When I have conversations about Visit Sunny Chernobyl, I’m frequently asked whether there will be pictures. This question usually comes right after the question about just where I went in the first place.
I enjoy the where-I-went question a lot more, perhaps because it’s a question I can answer more satisfyingly. And the difficulty of figuring out what places belong on a list of the “world’s most polluted” is a major theme of the book. So I like to talk about it. Best of all, people soon start suggesting destinations, or trying to guess at mine, which shifts the discussion from “I’m telling you about my book” to “we’re coming up with ideas,” which is much the better conversation for people with manners.
I often end up feeling like a chump, though, for not having visited any of the excellent places people suggest. Just yesterday, for example, Matt Taibbi suggested Norilsk. Which is a first rate suggestion. And no, I have not been to Norislk. Thanks for reminding me.
But back to the pictures. No. There aren’t any pictures in the book. Or at least, not any photographs. It’s just words. The pictures are in your mind.
Which is not to say I didn’t take any photographs. I took thousands. And I have elaborate plans to post a series of excellent slide shows culled from those photos, as part of my master plan to attract attention to this book. (Which you can PRE-ORDER RIGHT NOW by the way.)
But there’s always some disappointment when I disabuse someone of their hopes for pictures in the book. And I never feel sufficiently able to make them understand why it’s so clear to me that there shouldn’t be.
There are various reasons. Some of them have to do with committing to one art form or another, instead of (for once in my life) trying to do two or three things all at once.

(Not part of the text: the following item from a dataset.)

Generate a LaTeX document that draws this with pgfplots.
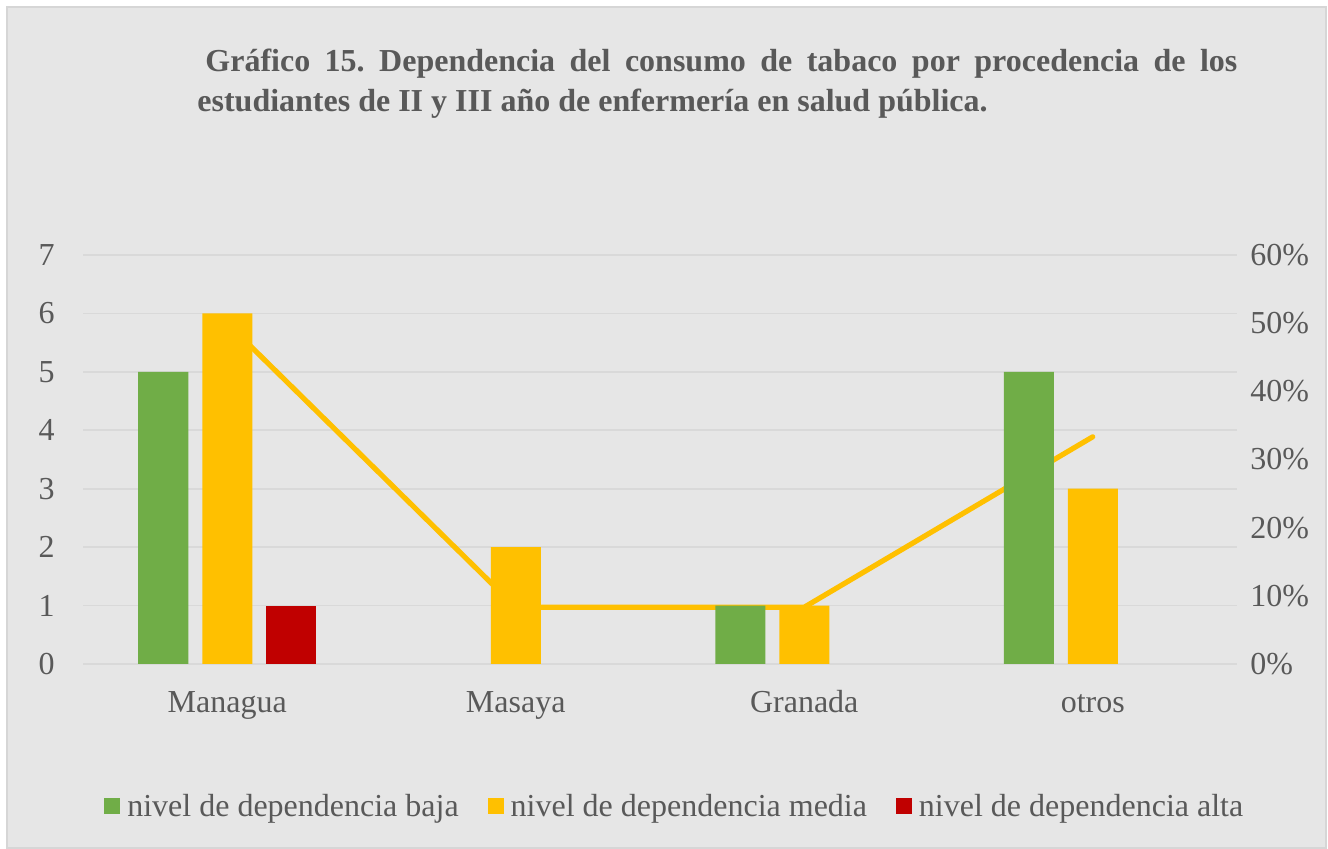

And then there’s the question of whether photographs even look good in a book. When’s the last time, when you think about it, that you enjoyed the photographs in a book? They’re either muddy little grey puddles of ink, or gathered into a ghetto of glossy pages in the middle of the volume. In magazines, photographs work great. But in books full of prose… not so much.
But the main reason that there are no pictures in Visit Sunny Chernobyl is that other pollution tourists have already done much, much better than I ever could. Astoundingly better. So the best thing, it seems to me, is just to cede the field.
What I’m trying to say is that Edward Burtynsky is my hero.